Roberto Scopigno is a Senior Research Scientist at CNR-ISTI, an Institute of the Italian National Research Council (CNR). He is part of the Visual Computer Lab. He graduated in Computer Science at the University of Pisa in 1984, and has been involved in Computer Graphics since then. He had appointments at the Department of Computer Engineering and at the Department of Computer Science of the University of Pisa, where he taught computer graphics courses (1990-1997).

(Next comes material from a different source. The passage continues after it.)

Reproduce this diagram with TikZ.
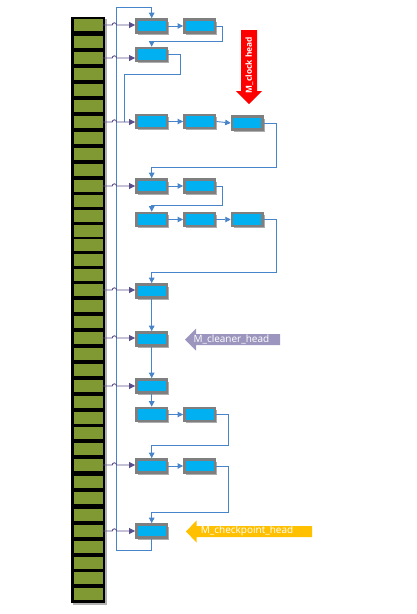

He is currently engaged in research projects concerned with multiresolution data modeling and rendering, 3D scanning, surface reconstruction, scientific visualization, volume rendering, and applications to cultural heritage. He published more than ninety papers in international refereed journals/conferences and gave invited lectures or courses on visualization at several international conferences. He was Co-Chair of international conferences (Eurographics '99, Rendering Symposium 2002, WSCG 2004, Geometry Processing Symp. 2004) and serves in the programme committees of several events (ACM Siggraph '04, Eurographics '04, IEEE Visualization '04, SMI'04, etc.). Since 2001 he is Chief Editor of the Computer Graphics Forum Journal (with David Duke) and Member of the Editorial Board of The Visual Computer Journal. He is member of Eurographics and IEEE. He has been elected member of the Eurographics Executive Committee on 2001, and appointed Vice Chair of the association in 2003.